**Task instructions:**
Reproduce each record below exactly as written.

┌──

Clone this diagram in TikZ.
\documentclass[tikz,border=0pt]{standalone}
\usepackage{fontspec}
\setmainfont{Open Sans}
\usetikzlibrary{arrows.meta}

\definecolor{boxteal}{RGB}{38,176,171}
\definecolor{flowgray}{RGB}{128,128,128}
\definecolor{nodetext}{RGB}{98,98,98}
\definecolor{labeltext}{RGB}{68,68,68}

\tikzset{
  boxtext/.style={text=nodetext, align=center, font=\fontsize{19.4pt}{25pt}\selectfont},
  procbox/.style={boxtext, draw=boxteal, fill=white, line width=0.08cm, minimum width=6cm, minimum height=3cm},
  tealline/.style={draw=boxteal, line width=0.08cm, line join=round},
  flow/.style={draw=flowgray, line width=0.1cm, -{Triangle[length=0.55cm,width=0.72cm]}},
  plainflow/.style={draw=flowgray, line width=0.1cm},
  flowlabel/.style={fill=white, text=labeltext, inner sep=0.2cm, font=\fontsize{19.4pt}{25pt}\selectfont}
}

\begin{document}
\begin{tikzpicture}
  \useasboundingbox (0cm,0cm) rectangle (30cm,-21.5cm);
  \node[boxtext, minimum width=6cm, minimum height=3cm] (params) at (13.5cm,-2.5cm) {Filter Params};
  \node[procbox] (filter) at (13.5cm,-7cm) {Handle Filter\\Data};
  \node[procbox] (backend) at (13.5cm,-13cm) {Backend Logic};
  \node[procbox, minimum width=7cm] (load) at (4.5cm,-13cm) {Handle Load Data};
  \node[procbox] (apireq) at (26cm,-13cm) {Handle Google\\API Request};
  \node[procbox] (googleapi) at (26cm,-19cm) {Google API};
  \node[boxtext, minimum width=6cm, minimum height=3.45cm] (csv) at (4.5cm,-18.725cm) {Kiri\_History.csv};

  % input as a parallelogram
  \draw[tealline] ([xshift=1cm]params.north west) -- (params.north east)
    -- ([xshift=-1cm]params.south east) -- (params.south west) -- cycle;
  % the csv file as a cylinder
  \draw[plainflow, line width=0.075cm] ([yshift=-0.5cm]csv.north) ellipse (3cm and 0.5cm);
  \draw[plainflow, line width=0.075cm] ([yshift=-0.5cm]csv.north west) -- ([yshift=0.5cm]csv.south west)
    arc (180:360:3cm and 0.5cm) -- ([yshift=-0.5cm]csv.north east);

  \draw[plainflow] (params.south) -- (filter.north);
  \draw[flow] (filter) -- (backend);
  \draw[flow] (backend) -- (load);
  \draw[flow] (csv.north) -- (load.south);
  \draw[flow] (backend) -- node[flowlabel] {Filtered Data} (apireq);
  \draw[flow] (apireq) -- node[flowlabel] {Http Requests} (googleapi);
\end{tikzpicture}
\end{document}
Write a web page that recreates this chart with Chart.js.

└──

**Written response:**
Clone this diagram in TikZ.
\documentclass[tikz,border=0pt]{standalone}
\usepackage{fontspec}
\setmainfont{Open Sans}
\usetikzlibrary{arrows.meta}

\definecolor{boxteal}{RGB}{38,176,171}
\definecolor{flowgray}{RGB}{128,128,128}
\definecolor{nodetext}{RGB}{98,98,98}
\definecolor{labeltext}{RGB}{68,68,68}

\tikzset{
  boxtext/.style={text=nodetext, align=center, font=\fontsize{19.4pt}{25pt}\selectfont},
  procbox/.style={boxtext, draw=boxteal, fill=white, line width=0.08cm, minimum width=6cm, minimum height=3cm},
  tealline/.style={draw=boxteal, line width=0.08cm, line join=round},
  flow/.style={draw=flowgray, line width=0.1cm, -{Triangle[length=0.55cm,width=0.72cm]}},
  plainflow/.style={draw=flowgray, line width=0.1cm},
  flowlabel/.style={fill=white, text=labeltext, inner sep=0.2cm, font=\fontsize{19.4pt}{25pt}\selectfont}
}

\begin{document}
\begin{tikzpicture}
  \useasboundingbox (0cm,0cm) rectangle (30cm,-21.5cm);
  \node[boxtext, minimum width=6cm, minimum height=3cm] (params) at (13.5cm,-2.5cm) {Filter Params};
  \node[procbox] (filter) at (13.5cm,-7cm) {Handle Filter\\Data};
  \node[procbox] (backend) at (13.5cm,-13cm) {Backend Logic};
  \node[procbox, minimum width=7cm] (load) at (4.5cm,-13cm) {Handle Load Data};
  \node[procbox] (apireq) at (26cm,-13cm) {Handle Google\\API Request};
  \node[procbox] (googleapi) at (26cm,-19cm) {Google API};
  \node[boxtext, minimum width=6cm, minimum height=3.45cm] (csv) at (4.5cm,-18.725cm) {Kiri\_History.csv};

  % input as a parallelogram
  \draw[tealline] ([xshift=1cm]params.north west) -- (params.north east)
    -- ([xshift=-1cm]params.south east) -- (params.south west) -- cycle;
  % the csv file as a cylinder
  \draw[plainflow, line width=0.075cm] ([yshift=-0.5cm]csv.north) ellipse (3cm and 0.5cm);
  \draw[plainflow, line width=0.075cm] ([yshift=-0.5cm]csv.north west) -- ([yshift=0.5cm]csv.south west)
    arc (180:360:3cm and 0.5cm) -- ([yshift=-0.5cm]csv.north east);

  \draw[plainflow] (params.south) -- (filter.north);
  \draw[flow] (filter) -- (backend);
  \draw[flow] (backend) -- (load);
  \draw[flow] (csv.north) -- (load.south);
  \draw[flow] (backend) -- node[flowlabel] {Filtered Data} (apireq);
  \draw[flow] (apireq) -- node[flowlabel] {Http Requests} (googleapi);
\end{tikzpicture}
\end{document}
Write a web page that recreates this chart with Chart.js.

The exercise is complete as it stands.